In our tradition, the Reformed and Presbyterian one, the roll of confirmation is essential, because an infant, toddler or child cannot commit themselves to a new way of life until they get what we call human agency—choice and preferences. Some of us cannot remember our baptisms, and we need our families to tell us what it was like. We have to rely on story and pictures.
We go through confirmation class every time we recite the Apostle’s or Nicene Creed. I know we don’t do that very much here. Maybe we’ll do it more. But the idea is that there is one story, the God story, that shapes our own, and its worth telling the God story early and often. What is it about the God story that informs us about our own? It is the story of love which created a world good and abundant. It’s the story of pursuit by creating a people and then giving us the prophets and most significantly sending us a part of God in the one we call the Son. It’s the story of a Spirit who tells us God won’t quit in this life and the next. It’s all a part of the God story which keeps getting written.
It gets written each week at Kimball and Buena Vista and in each of our homes which we go to Sunday afternoon through Sunday morning. God shows up in our creaky classes, circles, studies and services, and around meal times, work times and play times. God shows up over the years and in special moments giving us more stories to tell. I’d encourage you for just a few minutes to believe that as Gerard Manley Hopkins has said  
The world is charged with the grandeur of God

It will flame out, like shining from shook foil; 
It gathers to a greatness, like the ooze of oil 
Crushed. Why do men then now not reck [God’s] rod? 

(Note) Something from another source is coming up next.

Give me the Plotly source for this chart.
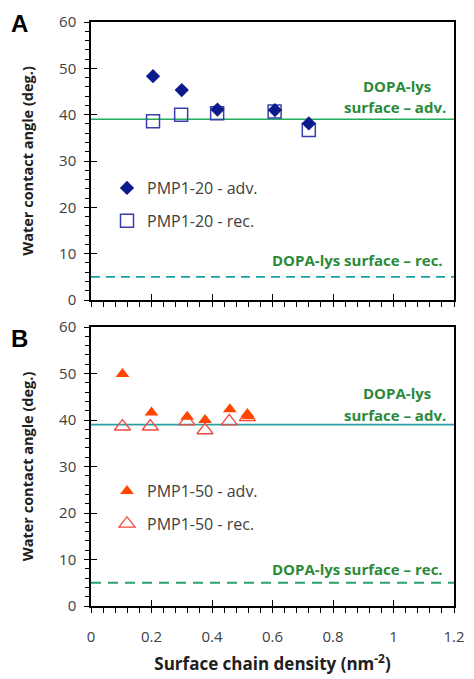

Generations have trod, have trod, have trod; 
And all is seared with trade; bleared, smeared with toil; 
And wears man's smudge and shares man's smell: the soil 
Is bare now, nor can foot feel, being shod. 
You see, it’s in the ordinary that we find the extraordinary. It’s in the everyday we discover the truly transformative.  
So take a chance, ask each other questions about something in this church’s story that connects you to the holy. It’s worth going about your business, as the Ethiopian court official was going about his. It’s worth seeing who interrupts your journey to tell you the good news. It’s worth it to discover what new thing God has in store for you, and us.